When After Nine Days Of Sailing, Or Trying To Sail, We Found
Ourselves Still Hanging By The Mainland To The North Of The Isle Of
Cyprus, We Determined To Disembark At Satalieh, And To Go On Thence
By Land.
A light breeze favoured our purpose, and it was with
great delight that we neared the fragrant land, and saw our anchor
go down in the bay of Satalieh, within two or three hundred yards
of the shore.
The town of Satalieh {48} is the chief place of the Pashalic in
which it is situate, and its citadel is the residence of the Pasha.
We had scarcely dropped our anchor when a boat from the shore came
alongside with officers on board, who announced that the strictest
orders had been received for maintaining a quarantine of three
weeks against all vessels coming from Syria, and directed
accordingly that no one from the vessel should disembark.
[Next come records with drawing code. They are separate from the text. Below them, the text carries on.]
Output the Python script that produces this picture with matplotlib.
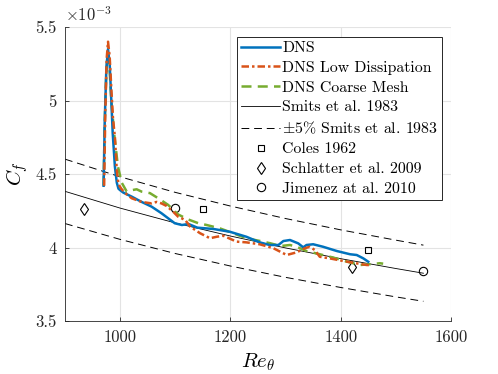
import matplotlib
matplotlib.use('Agg')
import matplotlib.pyplot as plt

plt.rcParams['font.family'] = 'serif'
plt.rcParams['font.serif'] = ['cmr10']
plt.rcParams['mathtext.fontset'] = 'cm'
plt.rcParams['axes.unicode_minus'] = False

# DNS (valori in unita' di 1e-3)
re_dns = [970, 972, 975, 978, 981, 984, 986.5, 990.5, 994, 997, 1000, 1006, 1021, 1039,
          1057, 1075, 1087, 1099, 1112, 1124, 1140, 1169, 1199, 1229, 1253, 1271, 1287,
          1296, 1308, 1323, 1332, 1338, 1350, 1368, 1393, 1417, 1429, 1441, 1450]
cf_dns = [4.42, 4.85, 5.22, 5.35, 5.25, 5.0, 4.78, 4.55, 4.44, 4.40, 4.39, 4.373, 4.346, 4.31,
          4.278, 4.233, 4.199, 4.165, 4.153, 4.16, 4.135, 4.126, 4.107, 4.073, 4.035, 4.017, 4.017,
          4.044, 4.051, 4.028, 4.001, 4.017, 4.022, 4.005, 3.976, 3.954, 3.949, 3.926, 3.903]

# DNS Low Dissipation
re_ld = [971, 973, 975.5, 978, 981, 984, 987, 990.5, 994, 997, 1002, 1009, 1021, 1039, 1057,
         1066, 1075, 1084, 1096, 1105, 1118, 1127, 1145, 1163, 1175, 1187, 1211, 1229, 1253,
         1278, 1302, 1320, 1335, 1344, 1353, 1362, 1380, 1405, 1429, 1447, 1456]
cf_ld = [4.42, 4.9, 5.28, 5.40, 5.30, 5.08, 4.88, 4.75, 4.52, 4.43, 4.40, 4.37, 4.335, 4.31, 4.30,
         4.31, 4.30, 4.283, 4.244, 4.21, 4.187, 4.142, 4.097, 4.063, 4.073, 4.08, 4.04, 4.035, 4.022,
         3.995, 3.949, 3.967, 3.995, 4.005, 3.983, 3.937, 3.926, 3.908, 3.892, 3.881, 3.88]

# DNS Coarse Mesh
re_cm = [970, 972, 975, 978, 981, 984, 989, 996, 1003, 1012, 1021, 1030, 1039, 1054, 1069, 1087,
         1105, 1124, 1142, 1157, 1181, 1205, 1229, 1254, 1272, 1284, 1296, 1308, 1320, 1338, 1362,
         1387, 1411, 1435, 1453, 1471, 1477]
cf_cm = [4.42, 4.85, 5.2, 5.31, 5.2, 5.0, 4.78, 4.55, 4.44, 4.38, 4.39, 4.396, 4.38, 4.37, 4.335, 4.29,
         4.225, 4.19, 4.165, 4.153, 4.13, 4.097, 4.063, 4.044, 4.029, 4.017, 4.012, 4.017, 4.005, 3.976,
         3.954, 3.931, 3.904, 3.881, 3.886, 3.893, 3.89]

# Smits et al. 1983 e banda +-5%
re_smits = [900, 1000, 1100, 1200, 1300, 1400, 1500, 1550]
cf_smits = [4.382, 4.268, 4.167, 4.078, 3.997, 3.924, 3.857, 3.825]
cf_smits_up = [4.601, 4.481, 4.375, 4.282, 4.197, 4.120, 4.050, 4.016]
cf_smits_lo = [4.163, 4.055, 3.959, 3.874, 3.797, 3.728, 3.664, 3.634]

# dati sperimentali
re_coles = [1150, 1450]
cf_coles = [4.26, 3.98]
re_schlatter = [935, 1420]
cf_schlatter = [4.26, 3.87]
re_jimenez = [1100, 1550]
cf_jimenez = [4.27, 3.84]

fig = plt.figure(figsize=(4.98, 3.74), dpi=100)
ax = fig.add_axes([65/498, 1-321/374, 386/498, 294/374])

ax.plot(re_dns, cf_dns, color='#0072BD', lw=1.8, label='DNS', zorder=5)
ax.plot(re_ld, cf_ld, color='#D95319', lw=1.8, ls=(0, (3, 1.2, 1, 1.2)), label='DNS Low Dissipation', zorder=6)
ax.plot(re_cm, cf_cm, color='#77AC30', lw=1.8, ls=(0, (4, 2.5)), label='DNS Coarse Mesh', zorder=4)
ax.plot(re_smits, cf_smits, color='k', lw=0.6, label='Smits et al. 1983')
ax.plot(re_smits, cf_smits_up, color='k', lw=0.7, ls=(0, (8, 5)), label=r'$\pm$5% Smits et al. 1983')
ax.plot(re_smits, cf_smits_lo, color='k', lw=0.7, ls=(0, (8, 5)))
ax.plot(re_coles, cf_coles, ls='none', marker='s', ms=5, mfc='none', mec='k', mew=0.8, label='Coles 1962')
ax.plot(re_schlatter, cf_schlatter, ls='none', marker='d', ms=6, mfc='none', mec='k', mew=0.8,
        label='Schlatter et al. 2009')
ax.plot(re_jimenez, cf_jimenez, ls='none', marker='o', ms=6, mfc='none', mec='k', mew=0.8,
        label='Jimenez at al. 2010')

ax.set_xlim(900, 1600)
ax.set_ylim(3.5, 5.5)
ax.set_xticks([1000, 1200, 1400, 1600])
ax.set_yticks([3.5, 4, 4.5, 5, 5.5])
ax.set_yticklabels(['3.5', '4', '4.5', '5', '5.5'])
ax.tick_params(direction='in', length=3, width=0.6, labelsize=12, colors='#262626', pad=6)
ax.grid(True, color='#e3e3e3', lw=0.8)
ax.set_axisbelow(True)
for s in ['top', 'right']:
    ax.spines[s].set_visible(False)
for s in ['left', 'bottom']:
    ax.spines[s].set_color('#262626')
    ax.spines[s].set_linewidth(0.6)

ax.set_xlabel(r'$Re_\theta$', fontsize=15, labelpad=5)
ax.set_ylabel(r'$C_f$', fontsize=15, labelpad=4)
ax.text(0.0, 1.01, r'$\times 10^{-3}$', transform=ax.transAxes, fontsize=12, ha='left', va='bottom',
        color='#262626')

leg = ax.legend(loc='upper right', bbox_to_anchor=((442-65)/386, (321-37)/294), borderaxespad=0,
                fontsize=11.4, fancybox=False, framealpha=1, edgecolor='#262626',
                handlelength=2.5, handletextpad=0.1, labelspacing=0.36, borderpad=0.25)
leg.get_frame().set_linewidth(0.7)

fig.savefig('out.png', dpi=100)
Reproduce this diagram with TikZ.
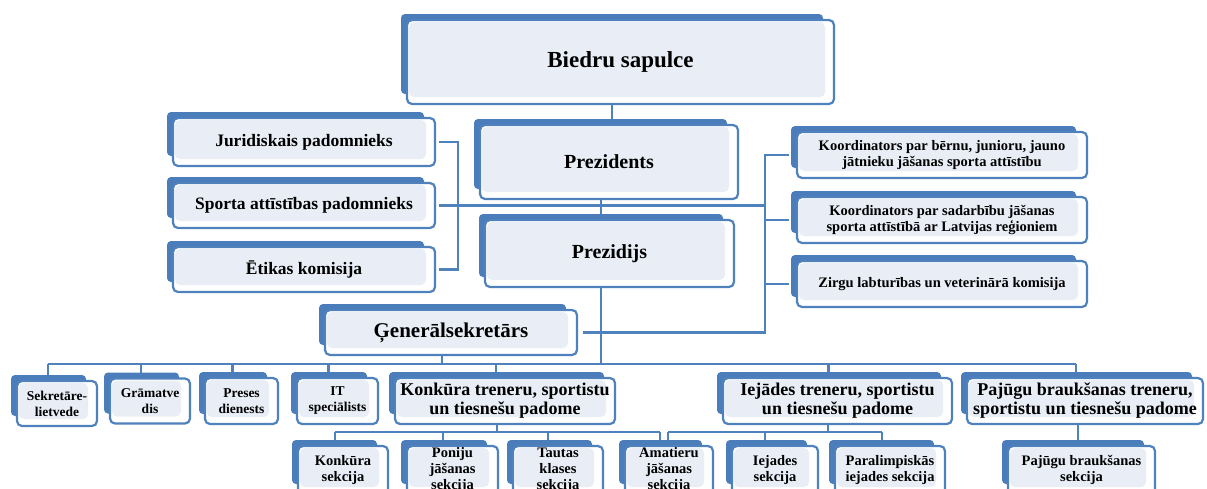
\documentclass[tikz,border=0pt]{standalone}
\usepackage{fontspec}
\setmainfont{Liberation Serif}
\definecolor{bl}{HTML}{4F81BD}
\definecolor{bk}{HTML}{4A7DBA}
\definecolor{lt}{HTML}{E9EEF6}
\pgfdeclarelayer{bg}
\pgfsetlayers{bg,main}
\tikzset{
  fr/.style={draw=bl, line width=2.2pt, rounded corners=5pt, fill=white, align=center,
    inner sep=0pt, text=black,
    path picture={\fill[lt] ([shift={(2pt,-2pt)}]path picture bounding box.north west)
      rectangle ([shift={(-9pt,7pt)}]path picture bounding box.south east);}},
  conn/.style={draw=bl, line width=2.2pt},
  fA/.style={font=\bfseries\fontsize{23}{26}\selectfont},
  fB/.style={font=\bfseries\fontsize{20}{23}\selectfont},
  fG/.style={font=\bfseries\fontsize{21}{24}\selectfont},
  fL/.style={font=\bfseries\fontsize{17.5}{20}\selectfont},
  fR/.style={font=\bfseries\fontsize{14.5}{16}\selectfont},
  fP/.style={font=\bfseries\fontsize{18}{19}\selectfont},
  fS/.style={font=\bfseries\fontsize{13.5}{16}\selectfont},
  fT/.style={font=\bfseries\fontsize{14.5}{16}\selectfont},
}
\newcommand\orgbox[7][]{%
  \fill[bk, rounded corners=4pt] ({#3-#5/2-6},{#4-#6/2-6}) rectangle ({#3+#5/2-11},{#4+#6/2-10});
  \node[fr, minimum width=#5, minimum height=#6, #1] (#2) at (#3,#4) {#7};
}
\begin{document}
\begin{tikzpicture}[x=1pt,y=-1pt]
\useasboundingbox (0,0) rectangle (1207,488);
\begin{pgfonlayer}{bg}
\fill[white] (0,0) rectangle (1207,488);
\end{pgfonlayer}
\clip (0,0) rectangle (1207,488);
% level 1-2
\orgbox[fA]{biedru}{620.5}{62}{427}{84}{Biedru sapulce}
\orgbox[fB]{prez}{609}{162}{258}{74}{Prezidents}
\orgbox[fB]{prezidijs}{609.5}{253.5}{249}{67}{Prezidijs}
% left
\orgbox[fL]{jur}{304}{142}{262}{48}{Juridiskais padomnieks}
\orgbox[fL]{sporta}{304}{205.5}{262}{45}{Sporta attīstības padomnieks}
\orgbox[fL]{etikas}{304}{269.5}{262}{45}{Ētikas komisija}
% right
\orgbox[fR]{koordA}{942}{155}{290}{46}{Koordinators par bērnu, junioru, jauno\\jātnieku jāšanas sporta attīstību}
\orgbox[fR]{koordB}{942}{220}{290}{46}{Koordinators par sadarbību jāšanas\\sporta attīstībā ar Latvijas reģioniem}
\orgbox[fR]{zirgu}{942}{284}{290}{46}{Zirgu labturības un veterinārā komisija}
% general secretary
\orgbox[fG]{gen}{451}{332.5}{252}{45}{Ģenerālsekretārs}
% level 3
\orgbox[fS]{sek}{57}{403.5}{80}{45}{Sekretāre-\\lietvede}
\orgbox[fS]{gram}{150}{401}{80}{45}{Grāmatve\\dis}
\orgbox[fS]{preses}{241.5}{401}{73}{46}{Preses\\dienests}
\orgbox[fS]{itsp}{337.5}{401}{81}{46}{IT\\speciālists}
\orgbox[fP]{konkpad}{505}{401}{220}{46}{Konkūra treneru, sportistu\\un tiesnešu padome}
\orgbox[fP]{iejpad}{837.5}{401}{229}{46}{Iejādes treneru, sportistu\\un tiesnešu padome}
\orgbox[fP]{pajpad}{1085}{401}{236}{46}{Pajūgu braukšanas treneru,\\sportistu un tiesnešu padome}
% level 4
\orgbox[fT]{konksek}{343}{470}{90}{48}{Konkūra\\sekcija}
\orgbox[fT]{poniju}{452.5}{470}{91}{48}{Poniju\\jāšanas\\sekcija}
\orgbox[fT]{tautas}{558}{470}{90}{48}{Tautas\\klases\\sekcija}
\orgbox[fT]{amat}{669}{470}{88}{48}{Amatieru\\jāšanas\\sekcija}
\orgbox[fT]{iejsek}{775}{470}{86}{48}{Iejades\\sekcija}
\orgbox[fT]{paral}{890}{470}{110}{48}{Paralimpiskās\\iejades sekcija}
\orgbox[fT]{pajsek}{1081.5}{470}{147}{48}{Pajūgu braukšanas\\sekcija}
% connectors
\coordinate (L) at (458,206);
\coordinate (R) at (765,206);
\coordinate (bus) at (0,364);
\coordinate (busK) at (0,432);
\begin{pgfonlayer}{bg}
\draw[conn] ([xshift=-8.5pt]biedru.south) -- ([xshift=-8.5pt]biedru.south |- prez.north);
\draw[conn] ([xshift=-8pt]prez.south) -- ([xshift=-8pt]prez.south |- prezidijs.north);
\draw[conn] ([xshift=3pt]jur.east) -- (jur.east -| L) -- (etikas.east -| L) -- ([xshift=3pt]etikas.east);
\draw[conn] ([xshift=3pt]sporta.east) -- (sporta.east -| R);
\draw[conn] ([xshift=-7pt]koordA.west) -- (koordA.west -| R) -- (R |- gen.east) -- ([xshift=5pt]gen.east);
\draw[conn] ([xshift=-7pt]koordB.west) -- (koordB.west -| R);
\draw[conn] ([xshift=-7pt]zirgu.west) -- (zirgu.west -| R);
% main bus
\draw[conn] ([xshift=-8.5pt]prezidijs.south) -- ([xshift=-8.5pt]prezidijs.south |- bus);
\draw[conn] ([xshift=-9pt]gen.south) -- ([xshift=-9pt]gen.south |- bus);
\draw[conn] ([xshift=-9pt]sek.north |- bus) -- ([xshift=-9pt]pajpad.north |- bus);
\foreach \n in {sek,gram,preses,itsp,konkpad,iejpad,pajpad}
  \draw[conn] ([xshift=-9pt]\n.north) -- ([xshift=-9pt]\n.north |- bus);
% Konkura bus
\draw[conn] ([xshift=-8pt]konkpad.south) -- ([xshift=-8pt]konkpad.south |- busK);
\draw[conn] ([xshift=-8pt]konksek.north |- busK) -- ([xshift=-9pt]amat.north |- busK);
\draw[conn] ([xshift=-8pt]konksek.north) -- ([xshift=-8pt]konksek.north |- busK);
\draw[conn] ([xshift=-9.5pt]poniju.north) -- ([xshift=-9.5pt]poniju.north |- busK);
\draw[conn] ([xshift=-10pt]tautas.north) -- ([xshift=-10pt]tautas.north |- busK);
\draw[conn] ([xshift=-9pt]amat.north) -- ([xshift=-9pt]amat.north |- busK);
% Iejades bus
\draw[conn] ([xshift=-9.5pt]iejpad.south) -- ([xshift=-9.5pt]iejpad.south |- busK);
\draw[conn] ([xshift=-1pt]amat.north |- busK) -- ([xshift=-8pt]paral.north |- busK);
\draw[conn] ([xshift=-1pt]amat.north) -- ([xshift=-1pt]amat.north |- busK);
\draw[conn] ([xshift=-10pt]iejsek.north) -- ([xshift=-10pt]iejsek.north |- busK);
\draw[conn] ([xshift=-8pt]paral.north) -- ([xshift=-8pt]paral.north |- busK);
% Pajugu
\draw[conn] ([xshift=-7pt]pajpad.south) -- ([xshift=-7pt]pajpad.south |- pajsek.north);
\end{pgfonlayer}
\end{tikzpicture}
\end{document}
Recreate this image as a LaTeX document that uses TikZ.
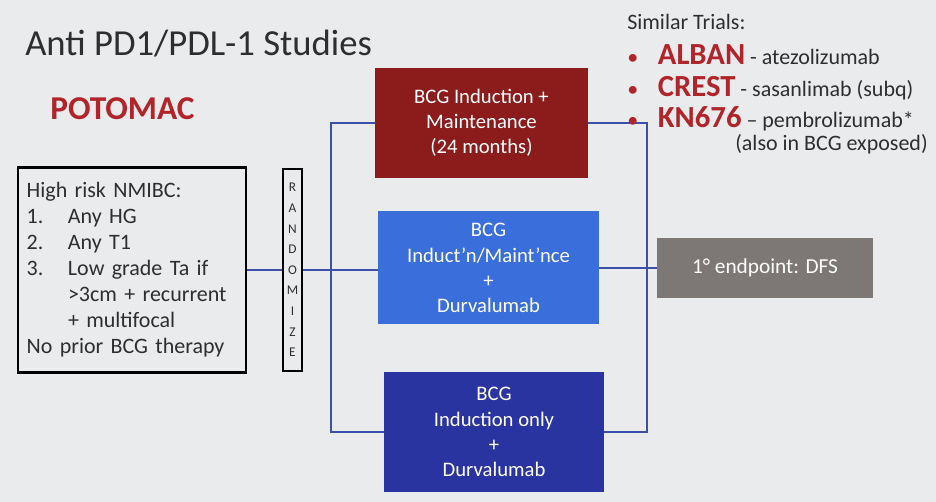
\documentclass[tikz,border=0pt]{standalone}
\usepackage{fontspec}
\setmainfont{Carlito}
\definecolor{slidebg}{HTML}{E9EBEC}
\definecolor{armred}{HTML}{8C1C1C}
\definecolor{armblue}{HTML}{3A6EDA}
\definecolor{armnavy}{HTML}{2A34A0}
\definecolor{endgray}{HTML}{7D7876}
\definecolor{linkblue}{HTML}{3C50AA}
\definecolor{trialred}{HTML}{B0242A}
\definecolor{slidetext}{HTML}{2E2E2E}
\tikzset{
  arm/.style={fill=#1, text=white, align=center, inner sep=0pt,
    font=\fontsize{15.5}{18.9}\selectfont},
  link/.style={draw=linkblue, line width=1.2pt},
  critbox/.style={draw, line width=2pt, minimum width=171pt, minimum height=153.75pt,
    text width=158pt, inner xsep=6.5pt, align=left, text=slidetext,
    font=\fontsize{16.5}{19.5}\selectfont},
  randbox/.style={draw, line width=2pt, minimum width=14.25pt, minimum height=151.5pt,
    inner sep=0pt, align=center, text=slidetext, font=\fontsize{10}{15.45}\selectfont},
  trial/.style={anchor=base west, inner sep=0pt, text=slidetext,
    font=\fontsize{16.5}{18}\selectfont}
}
\newcommand{\trialname}[1]{\textcolor{trialred}{\fontsize{23}{24}\selectfont\bfseries #1}}
\newcommand{\trialdot}{\makebox[23pt][l]{\textcolor{trialred}{\textbullet}}}
\begin{document}
\begin{tikzpicture}[x=0.75pt,y=-0.75pt]
  \fill[slidebg] (0,0) rectangle (936,502);

  \node[anchor=base west, inner sep=0pt, text=slidetext, font=\fontsize{27.5}{30}\selectfont]
    (title) at (25,56) {Anti PD1/PDL-1 Studies};
  \node[anchor=base west, inner sep=0pt, text=trialred, font=\fontsize{25}{28}\selectfont\bfseries]
    (study) at (50,120) {POTOMAC};

  \node[critbox] (crit) at (132,270) {High risk NMIBC:\\
    \makebox[31pt][l]{1.}Any HG\\
    \makebox[31pt][l]{2.}Any T1\\
    \makebox[31pt][l]{3.}Low grade Ta if\\
    \hspace*{31pt}>3cm + recurrent\\
    \hspace*{31pt}+ multifocal\\
    No prior BCG therapy};
  \node[randbox] (rand) at (292.5,270) {R\\A\\N\\D\\O\\M\\I\\Z\\E};

  \node[arm=armred, minimum width=159.75pt, minimum height=82.5pt]
    (maint) at (481.5,123) {BCG Induction +\\Maintenance\\(24 months)};
  \node[arm=armblue, minimum width=165.75pt, minimum height=84.75pt]
    (durmaint) at (488.5,268) {BCG\\Induct’n/Maint’nce\\+\\Durvalumab};
  \node[arm=armnavy, minimum width=165pt, minimum height=90pt]
    (durind) at (494,432) {BCG\\Induction only\\+\\Durvalumab};
  \node[arm=endgray, minimum width=162pt, minimum height=45pt, font=\fontsize{16}{18}\selectfont]
    (endpt) at (765,268) {1° endpoint: DFS};

  \coordinate (lb) at (331,268);
  \coordinate (rb) at (647,268);
  \draw[link] (crit.east) -- (rand.west);
  \draw[link] (rand.east) -- (rand.east -| durmaint.west);
  \draw[link] (maint.west) -| (lb) |- (durind.west);
  \draw[link] (maint.east) -| (rb) |- (durind.east);
  \draw[link] (durmaint.east) -- (endpt.west);

  \node[trial] (similar) at (627,30) {Similar Trials:};
  \node[trial] (alban) at (627,65) {\trialdot\trialname{ALBAN} - atezolizumab};
  \node[trial] (crest) at (627,97) {\trialdot\trialname{CREST} - sasanlimab (subq)};
  \node[trial] (kn) at (627,128) {\trialdot\trialname{KN676} – pembrolizumab*};
  \node[trial] (exposed) at (735,151) {(also in BCG exposed)};
\end{tikzpicture}
\end{document}
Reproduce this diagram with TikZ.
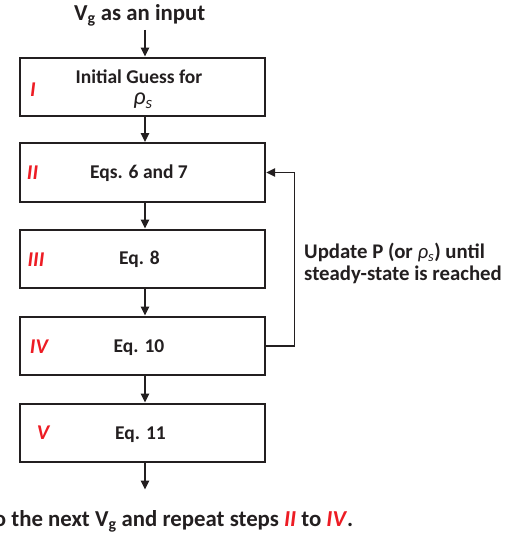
\documentclass[tikz,border=0pt]{standalone}
\usepackage{fontspec}
\setmainfont{Carlito}
\usetikzlibrary{arrows.meta}
\definecolor{ink}{RGB}{35,31,32}
\definecolor{stepred}{RGB}{237,28,36}
\begin{document}
\begin{tikzpicture}[x=1pt,y=-1pt,
  box/.style={draw=ink, line width=2.4pt, minimum width=245pt, minimum height=58.5pt, inner sep=0pt},
  arr/.style={draw=ink, line width=1.3pt, -{Triangle[length=9pt,width=8.5pt]}},
  boxtxt/.style={font=\fontsize{19.5}{23}\selectfont\bfseries, text=ink, inner sep=0pt, anchor=base},
  steplbl/.style={font=\fontsize{21}{24}\selectfont\bfseries\itshape, text=stepred, inner sep=0pt},
  sidetxt/.style={font=\fontsize{20.8}{24}\selectfont\bfseries, text=ink, inner sep=0pt, anchor=base west},
  bigtxt/.style={font=\fontsize{22.8}{27}\selectfont\bfseries, text=ink, inner sep=0pt}
]
\clip (0,0) rectangle (514,537);
% title
\node[bigtxt, anchor=base] (title) at (139.7,20.7) {V\textsubscript{g} as an input};
\coordinate (in) at (145,30);
\coordinate (ax) at (145,0);
% boxes
\node[box] (b1) at (142.5,87) {};
\node[box] (b2) at (142.5,172.5) {};
\node[box] (b3) at (142.5,259) {};
\node[box] (b4) at (142.5,346) {};
\node[box] (b5) at (142.5,433) {};
% box texts
\node[boxtxt] (t1) at (139,83.3) {Initial Guess for};
\node[font=\fontsize{24}{28}\selectfont\itshape, text=ink, inner sep=0pt, anchor=base] (t1b) at (143,105) {ρ\textsubscript{s}};
\node[boxtxt] (t2) at (139,178.5) {Eqs. 6 and 7};
\node[boxtxt] (t3) at (139.5,264.5) {Eq. 8};
\node[boxtxt] (t4) at (139,352) {Eq. 10};
\node[boxtxt] (t5) at (140.5,439) {Eq. 11};
% step labels
\node[steplbl] (s1) at (33,90) {I};
\node[steplbl] (s2) at (32.5,173) {II};
\node[steplbl] (s3) at (36,260) {III};
\node[steplbl] (s4) at (39,347) {IV};
\node[steplbl] (s5) at (43,432.5) {V};
% arrows
\draw[arr] (in) -- (b1.north -| ax);
\draw[arr] (b1.south -| ax) -- (b2.north -| ax);
\draw[arr] (b2.south -| ax) -- (b3.north -| ax);
\draw[arr] (b3.south -| ax) -- (b4.north -| ax);
\draw[arr] (b4.south -| ax) -- (b5.north -| ax);
\coordinate (out) at (145,489.5);
\draw[arr] (b5.south -| ax) -- (out);
% feedback loop
\coordinate (fbx) at (294.3,0);
\draw[arr] (b4.east) -- (b4.east -| fbx) |- (b2.east);
\node[sidetxt] (u1) at (304,258.3) {Update P (or \textmd{\textit{ρ\textsubscript{s}}}) until};
\node[sidetxt] (u2) at (304,280.3) {steady-state is reached};
% bottom text
\node[bigtxt, anchor=base east] (next) at (353.5,526) {Go to the next V\textsubscript{g} and repeat steps \textcolor{stepred}{\textit{II}} to \textcolor{stepred}{\textit{IV}}.};
\end{tikzpicture}
\end{document}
In reply
we sent a message to the Pasha, setting forth the rank and titles
of the General, and requiring permission to go ashore. After a
while the boat came again alongside, and the officers declaring
that the orders received from Constantinople were imperative and
unexceptional, formally enjoined us in the name of the Pasha to
abstain from any attempt to land.
I had been hitherto much less impatient of our slow voyage than my
gallant friend, but this opposition made the smooth sea seem to me
like a prison, from which I must and would break out. I had an
unbounded faith in the feebleness of Asiatic potentates, and I
proposed that we should set the Pasha at defiance. The General had
been worked up to a state of most painful agitation by the idea of
being driven from the shore which smiled so pleasantly before his
eyes, and he adopted my suggestion with rapture.
We determined to land.
To approach the sweet shore after a tedious voyage, and then to be
suddenly and unexpectedly prohibited from landing - this is so
maddening to the temper, that no one who had ever experienced the
trial would say that even the most violent impatience of such
restraint is wholly inexcusable. I am not going to pretend,
however, that the course which we chose to adopt on the occasion
can be perfectly justified. The impropriety of a traveller's
setting at naught the regulations of a foreign State is clear
enough, and the bad taste of compassing such a purpose by mere
gasconading is still more glaringly plain. I knew perfectly well
that if the Pasha understood his duty, and had energy enough to
perform it, he would order out a file of soldiers the moment we
landed, and cause us both to be shot upon the beach, without
allowing more contact than might be absolutely necessary for the
purpose of making us stand fire; but I also firmly believed that
the Pasha would not see the befitting line of conduct nearly so
well as I did, and that even if he did know his duty, he would
hardly succeed in finding resolution enough to perform it.